:: MATERIAL
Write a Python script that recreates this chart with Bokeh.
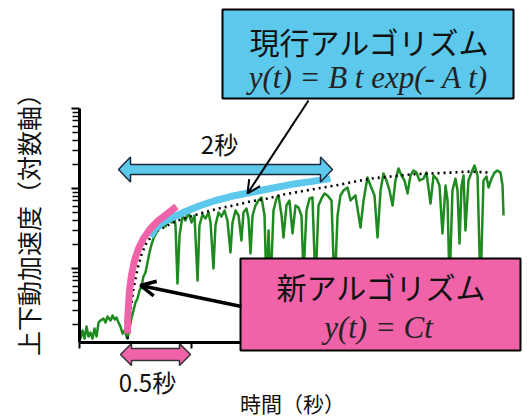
import math
from bokeh.plotting import figure
from bokeh.models import Range1d, FixedTicker, Arrow, OpenHead
from bokeh.core.properties import value
from bokeh.embed import file_html
from bokeh.resources import INLINE

# ---------------- data (time in s, vertical acceleration, log scale) ----------------
green_t = [0.009, 0.027, 0.045, 0.063, 0.080, 0.098, 0.116, 0.134, 0.152, 0.170,
           0.188, 0.214, 0.232, 0.250, 0.277, 0.295, 0.313, 0.330, 0.348, 0.366,
           0.384, 0.402, 0.420, 0.429,
           0.446, 0.464, 0.482, 0.500, 0.518, 0.536, 0.554, 0.571, 0.589, 0.607,
           0.625, 0.643, 0.661, 0.688, 0.714, 0.741, 0.768, 0.795, 0.821, 0.848,
           0.857, 0.875, 0.893, 0.920, 0.946, 0.973, 1.000, 1.027, 1.054, 1.071,
           1.098, 1.125, 1.152, 1.170, 1.196, 1.214, 1.241, 1.268, 1.295, 1.321,
           1.348, 1.366, 1.393, 1.420, 1.446, 1.464, 1.491, 1.509, 1.527, 1.545,
           1.571, 1.598, 1.625, 1.652, 1.670, 1.688, 1.705, 1.732, 1.759, 1.777,
           1.804, 1.821, 1.848, 1.875, 1.902, 1.929, 1.955, 1.982, 2.000, 2.027,
           2.054, 2.080, 2.107, 2.134, 2.161, 2.188, 2.214, 2.250, 2.277, 2.304,
           2.330, 2.357, 2.393, 2.420, 2.464, 2.509, 2.536, 2.571, 2.598, 2.634,
           2.661, 2.688, 2.714, 2.741, 2.768, 2.795, 2.821, 2.848, 2.875, 2.902,
           2.929, 2.955, 2.982, 3.009, 3.036, 3.071, 3.098, 3.134, 3.161, 3.188,
           3.214, 3.241, 3.268, 3.286, 3.304, 3.330, 3.357, 3.375, 3.393, 3.411,
           3.429, 3.446, 3.473, 3.500, 3.527, 3.554, 3.580, 3.607, 3.634, 3.652,
           3.679, 3.705, 3.732, 3.759, 3.777, 3.786]
green_v = [0.133, 0.168, 0.133, 0.188, 0.141, 0.158, 0.133, 0.178, 0.141, 0.211,
           0.224, 0.237, 0.211, 0.251, 0.224, 0.259, 0.230, 0.244, 0.211, 0.188,
           0.154, 0.168, 0.141, 0.133,
           0.178, 0.237, 0.299, 0.376, 0.422, 0.531, 0.596, 0.794, 0.891, 1.19,
           1.585, 1.995, 2.371, 2.818, 3.162, 3.548, 3.35, 3.98, 3.76, 4.217,
           3.45, 0.649, 2.58, 4.6, 3.98, 5.01, 3.76, 4.6, 0.708, 3.45,
           4.73, 4.217, 5.01, 3.76, 1.0, 3.45, 5.01, 4.467, 5.31, 3.98,
           1.585, 3.76, 5.31, 4.6, 2.239, 5.01, 5.62, 4.217, 1.54, 4.6,
           6.13, 7.08, 7.72, 4.6, 0.531, 2.985, 0.531, 5.31, 7.50, 8.18,
           4.6, 2.44, 6.13, 7.08, 2.74, 6.13, 5.79, 4.6, 0.818, 5.31,
           7.50, 7.72, 0.613, 6.13, 7.50, 8.66, 8.18, 7.08, 0.531, 4.6,
           8.18, 9.44, 10.3, 7.08, 8.18, 3.25, 7.08, 13.7, 10.9, 8.18,
           2.44, 9.44, 15.4, 12.6, 9.44, 6.13, 12.6, 17.8, 14.5, 12.6,
           8.66, 14.5, 16.8, 15.8, 12.6, 13.3, 15.8, 6.49, 14.5, 13.3,
           10.9, 2.74, 10.9, 7.08, 0.613, 9.44, 13.3, 9.44, 2.054, 10.9,
           14.5, 2.985, 12.6, 15.8, 19.4, 14.5, 0.531, 12.6, 14.1, 10.3,
           13.3, 15.8, 16.8, 15.8, 10.9, 4.6]

# fitted curve of the current algorithm (dotted)
fit_t = [0.429, 0.455, 0.482, 0.518, 0.554, 0.589, 0.634, 0.696, 0.786, 0.875,
         0.991, 1.107, 1.241, 1.375, 1.527, 1.679, 1.821, 1.973, 2.125, 2.286,
         2.420, 2.598, 2.777, 2.955, 3.134, 3.313, 3.491, 3.670]
fit_v = [0.133, 0.299, 0.562, 1.0, 1.496, 1.995, 2.44, 2.985, 3.45, 3.98,
         4.467, 5.01, 5.62, 6.13, 6.88, 7.50, 8.41, 9.17, 10.0, 10.9,
         11.9, 13.3, 14.1, 15.0, 15.4, 15.8, 16.3, 15.8]

# current algorithm envelope (blue, 2 s)
cur_t = [0.634, 0.679, 0.741, 0.830, 0.946, 1.080, 1.214, 1.348, 1.527, 1.705,
         1.884, 2.063, 2.241]
cur_v = [2.512, 3.162, 3.76, 4.34, 5.16, 6.13, 7.08, 7.94, 8.91, 10.0,
         11.2, 12.2, 13.3]

# new algorithm envelope (pink, 0.5 s)
new_t = [0.429, 0.429, 0.4375, 0.446, 0.464, 0.491, 0.527, 0.571, 0.634, 0.705,
         0.786, 0.866]
new_v = [0.154, 0.224, 0.345, 0.531, 0.818, 1.259, 1.778, 2.371, 3.162, 3.98,
         4.87, 5.96]

y_major = [1, 10, 100]
y_minor = [k * 10.0 ** d for d in (-1, 0, 1) for k in range(2, 10)]
x_ticks = [0, 1]

GREEN = "#1f8a1f"
BLUE = "#5cc8ec"
PINK = "#f063a9"
JP = value("Noto Sans CJK JP")
SERIF = value("Liberation Serif")

# ---------------- layout helpers (page pixel -> data) ----------------
def px_x(sx):
    return (sx - 79) / 112.0

def px_y(sy):
    return 10 ** ((268 - sy) / 80.0)

W, H = 531, 418
p = figure(width=W, height=H,
           x_range=Range1d(px_x(0), px_x(W)),
           y_range=Range1d(px_y(H), px_y(0)),
           y_axis_type="log", output_backend="svg", toolbar_location=None,
           min_border=0)
p.outline_line_color = None
p.grid.visible = False
p.background_fill_color = "white"

xa = p.xaxis[0]
xa.fixed_location = 0.119
xa.bounds = (0, 1.44)
xa.ticker = FixedTicker(ticks=x_ticks)
xa.axis_line_width = 3
xa.major_tick_in = 0
xa.major_tick_out = 6
xa.major_tick_line_width = 2
xa.minor_tick_out = 0
xa.minor_tick_in = 0
xa.major_label_overrides = {float(v): "" for v in x_ticks}

ya = p.yaxis[0]
ya.fixed_location = 0
ya.bounds = (0.119, 100)
ya.ticker = FixedTicker(ticks=y_major, minor_ticks=y_minor)
ya.axis_line_width = 3
ya.major_tick_in = 0
ya.major_tick_out = 8
ya.major_tick_line_width = 2
ya.minor_tick_in = 0
ya.minor_tick_out = 7
ya.minor_tick_line_width = 1.5
ya.major_label_overrides = {float(v): "" for v in y_major}

# measured signal
p.line(green_t, green_v, line_color=GREEN, line_width=2.5, line_join="round")
# dotted fit
p.line(fit_t, fit_v, line_color="black", line_width=2.6, line_dash="2 4")
# envelopes
p.line(cur_t, cur_v, line_color=BLUE, line_width=7)
p.line(new_t, new_v, line_color=PINK, line_width=7)

# block double arrows
def block_arrow(x0, x1, yc, sh, hh, hl):
    pts = [(x0, yc), (x0 + hl, yc - hh), (x0 + hl, yc - sh), (x1 - hl, yc - sh),
           (x1 - hl, yc - hh), (x1, yc), (x1 - hl, yc + hh), (x1 - hl, yc + sh),
           (x0 + hl, yc + sh), (x0 + hl, yc + hh)]
    return [px_x(a) for a, b in pts], [px_y(b) for a, b in pts]

bx, by = block_arrow(118, 332, 169, 5, 12.5, 12)
p.patch(bx, by, fill_color=BLUE, line_color="#1a2a3a", line_width=1.5)
kx, ky = block_arrow(120, 190, 354, 6, 11, 11)
p.patch(kx, ky, fill_color=PINK, line_color="#333333", line_width=1.5)

# text boxes
p.quad(left=[px_x(222)], right=[px_x(513)], top=[px_y(9)], bottom=[px_y(98)],
       fill_color=BLUE, line_color="black", line_width=2)
p.quad(left=[px_x(240)], right=[px_x(520)], top=[px_y(258)], bottom=[px_y(350)],
       fill_color=PINK, line_color="black", line_width=2)

p.text(x=[px_x(369), px_x(381)], y=[px_y(40), px_y(285)],
       text=["現行アルゴリズム", "新アルゴリズム"],
       text_font=JP, text_font_size=value("30px"), text_color="#111111",
       text_align="center", text_baseline="middle")
p.text(x=[px_x(368), px_x(378)], y=[px_y(77), px_y(327)],
       text=["y(t) = B t exp(- A t)", "y(t) = Ct"],
       text_font=SERIF, text_font_style="italic", text_font_size=value("31px"),
       text_color="#222222", text_align="center", text_baseline="middle")

# annotations
p.text(x=[px_x(219), px_x(147)], y=[px_y(143), px_y(381)],
       text=["2秒", "0.5秒"], text_font=JP, text_font_size=value("24px"),
       text_color="#111111", text_align="center", text_baseline="middle")
p.text(x=[px_x(292)], y=[px_y(402)], text=["時間（秒）"], text_font=JP,
       text_font_size=value("21px"), text_color="#111111",
       text_align="center", text_baseline="middle")
p.text(x=[px_x(27)], y=[px_y(218)], text=["上下動加速度（対数軸）"], text_font=JP,
       text_font_size=value("25px"), text_color="#111111", angle=math.pi / 2,
       text_align="center", text_baseline="middle")

p.add_layout(Arrow(end=OpenHead(size=13, line_width=2, line_color="black"),
                   x_start=px_x(308), y_start=px_y(100),
                   x_end=px_x(247), y_end=px_y(193),
                   line_width=2, line_color="black"))
p.add_layout(Arrow(end=OpenHead(size=15, line_width=3.5, line_color="black"),
                   x_start=px_x(241), y_start=px_y(306),
                   x_end=px_x(140), y_end=px_y(285),
                   line_width=3.5, line_color="black"))

open("out.html", "w").write(file_html(p, INLINE))
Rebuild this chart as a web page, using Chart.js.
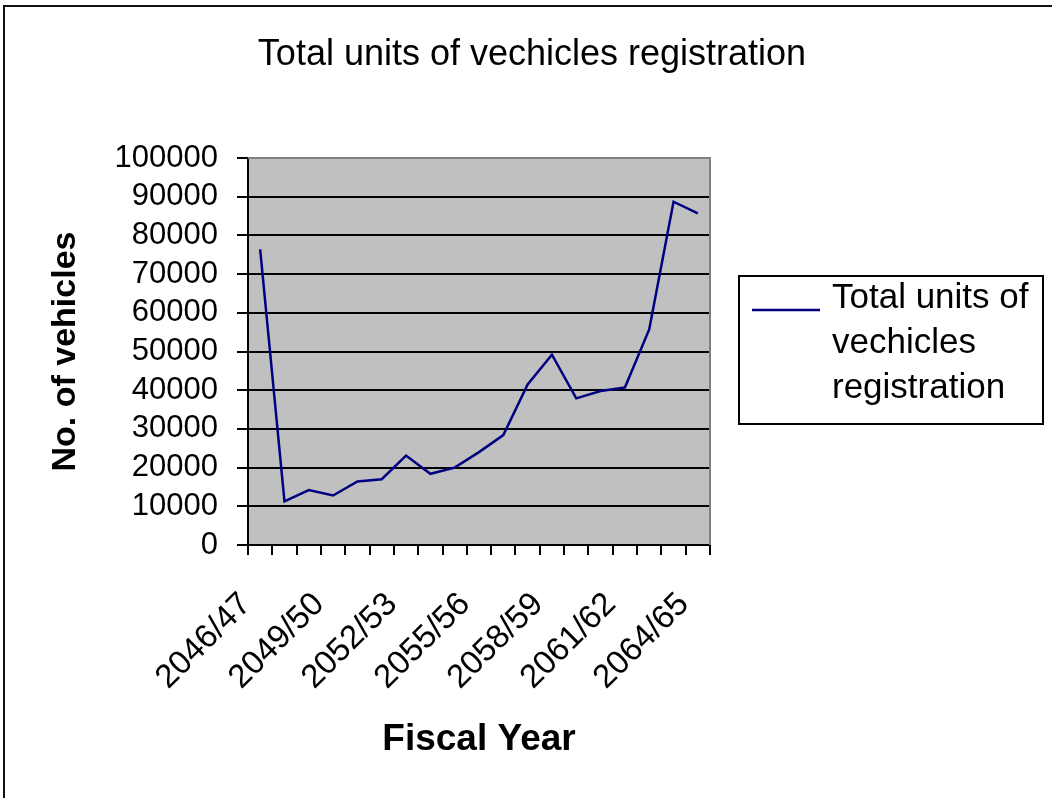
<!DOCTYPE html>
<html lang="en">
<head>
  <meta charset="UTF-8">
  <title>Total units of vechicles registration</title>
  <script src="https://cdn.jsdelivr.net/npm/chart.js"></script>
  <style>
    html, body { margin: 0; padding: 0; background: #fff; overflow: hidden; }
    .frame {
      position: absolute; left: 3px; top: 5px;
      width: 1100px; height: 900px;
      border: 2px solid #111; box-sizing: border-box;
      pointer-events: none;
    }
    #wrap { position: absolute; left: 0; top: 0; width: 1052px; height: 798px; }
  </style>
</head>
<body>
  <div id="wrap"><canvas id="regChart"></canvas></div>
  <div class="frame"></div>

  <script>
    // data
    const fiscalYears = [
      "2046/47", "2047/48", "2048/49", "2049/50", "2050/51", "2051/52", "2052/53",
      "2053/54", "2054/55", "2055/56", "2056/57", "2057/58", "2058/59", "2059/60",
      "2060/61", "2061/62", "2062/63", "2063/64", "2064/65"
    ];
    const registrations = [
      76400, 11300, 14200, 12800, 16400, 17000, 23100,
      18400, 20000, 24000, 28400, 41500, 49200, 37900,
      39800, 40700, 55700, 88700, 85700
    ];
    const yTicks = { min: 0, max: 100000, step: 10000 };
    const seriesName = "Total units of vechicles registration";

    const font = "'Liberation Sans', Arial, sans-serif";
    const navy = "#000080";

    // grey plot background + grey top/right border, like the Excel chart
    const plotBox = {
      id: "plotBox",
      beforeDraw(chart) {
        const a = chart.chartArea, ctx = chart.ctx;
        ctx.save();
        ctx.fillStyle = "#c0c0c0";
        ctx.fillRect(a.left, a.top, a.right - a.left, a.bottom - a.top);
        ctx.restore();
      },
      beforeDatasetsDraw(chart) {
        const a = chart.chartArea, ctx = chart.ctx;
        ctx.save();
        ctx.strokeStyle = "#808080";
        ctx.lineWidth = 2;
        ctx.beginPath();
        ctx.moveTo(a.left, a.top);
        ctx.lineTo(a.right, a.top);
        ctx.lineTo(a.right, a.bottom);
        ctx.stroke();
        ctx.restore();
      }
    };

    // title + boxed legend on the right
    const sideBits = {
      id: "sideBits",
      afterDraw(chart) {
        const ctx = chart.ctx;
        ctx.save();
        ctx.fillStyle = "#000";
        ctx.textBaseline = "alphabetic";

        ctx.font = "36px " + font;
        ctx.textAlign = "center";
        ctx.fillText(chart.options.plugins.sideBits.title, 532, 65);

        // legend box
        const ds = chart.data.datasets[0];
        ctx.font = "35px " + font;
        ctx.textAlign = "left";
        const words = ds.label.split(" ");
        const lines = [];
        let cur = "";
        words.forEach(w => {
          const t = cur ? cur + " " + w : w;
          if (cur && ctx.measureText(t).width > 215) { lines.push(cur); cur = w; }
          else cur = t;
        });
        if (cur) lines.push(cur);

        ctx.strokeStyle = "#000";
        ctx.lineWidth = 2;
        ctx.strokeRect(739, 276, 304, 148);

        ctx.strokeStyle = ds.borderColor;
        ctx.lineWidth = ds.borderWidth;
        ctx.beginPath();
        ctx.moveTo(752, 310);
        ctx.lineTo(820, 310);
        ctx.stroke();

        lines.forEach((ln, i) => ctx.fillText(ln, 832, 308 + i * 45));
        ctx.restore();
      }
    };

    new Chart("regChart", {
      type: "line",
      data: {
        labels: fiscalYears,
        datasets: [{
          label: seriesName,
          data: registrations,
          borderColor: navy,
          borderWidth: 2.5,
          pointRadius: 0,
          tension: 0,
          fill: false
        }]
      },
      options: {
        responsive: true,
        maintainAspectRatio: false,
        animation: false,
        layout: { padding: { top: 158, right: 342, left: 0, bottom: 0 } },
        plugins: {
          legend: { display: false },
          title: { display: false },
          tooltip: { enabled: false },
          sideBits: { title: seriesName }
        },
        scales: {
          x: {
            offset: true,
            afterFit(s) { s.height = 253; },
            grid: {
              offset: true,
              drawOnChartArea: false,
              color: "#000",
              lineWidth: 2,
              tickLength: 10
            },
            border: { display: true, color: "#000", width: 2 },
            ticks: {
              autoSkip: false,
              minRotation: 45,
              maxRotation: 45,
              padding: 30,
              labelOffset: -14,
              color: "#000",
              font: { family: font, size: 33 },
              callback(v, i) { return i % 3 === 0 ? this.getLabelForValue(v) : ""; }
            },
            title: {
              display: true,
              text: "Fiscal Year",
              color: "#000",
              font: { family: font, size: 37, weight: "bold" },
              padding: { top: 0, bottom: 36 }
            }
          },
          y: {
            min: yTicks.min,
            max: yTicks.max,
            afterFit(s) { s.width = 248; },
            grid: { color: "#000", lineWidth: 2, tickLength: 11 },
            border: { display: true, color: "#000", width: 2 },
            ticks: {
              stepSize: yTicks.step,
              autoSkip: false,
              padding: 19,
              color: "#000",
              font: { family: font, size: 31 },
              callback: v => String(v)
            },
            title: {
              display: true,
              text: "No. of vehicles",
              color: "#000",
              font: { family: font, size: 34, weight: "bold" },
              padding: { top: 45, bottom: 0 }
            }
          }
        }
      },
      plugins: [plotBox, sideBits]
    });
  </script>
</body>
</html>
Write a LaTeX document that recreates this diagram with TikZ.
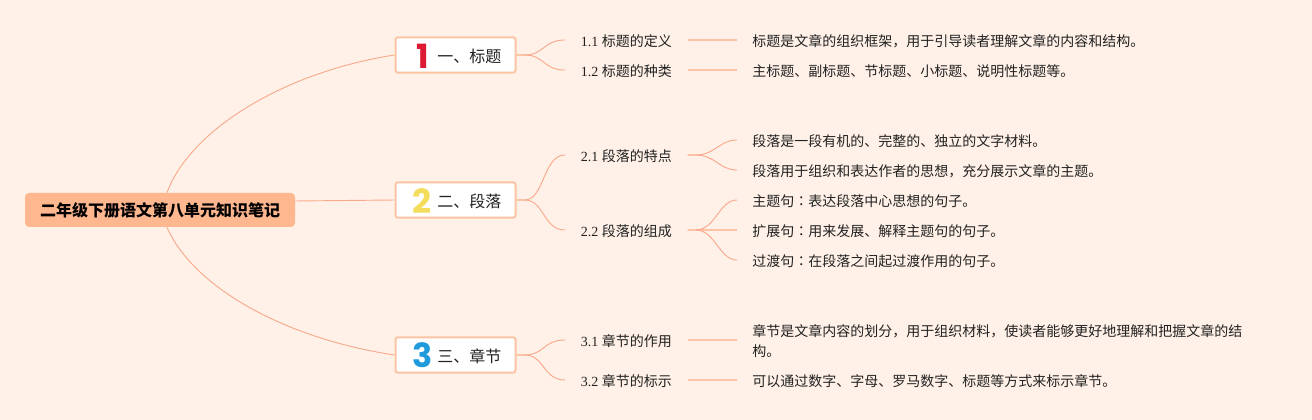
::::
PROBLEM STATEMENT: Set down word for word the lines from the first entry through the line with "from bokeh.resources import INLINE", both included, omitting pictures.

RESULT FOR THIS EXERCISE:
Write a Python script that recreates this chart with Bokeh.
import math
from bokeh.plotting import figure
from bokeh.models import Range1d, FixedTicker, Arrow, OpenHead
from bokeh.core.properties import value
from bokeh.embed import file_html
from bokeh.resources import INLINE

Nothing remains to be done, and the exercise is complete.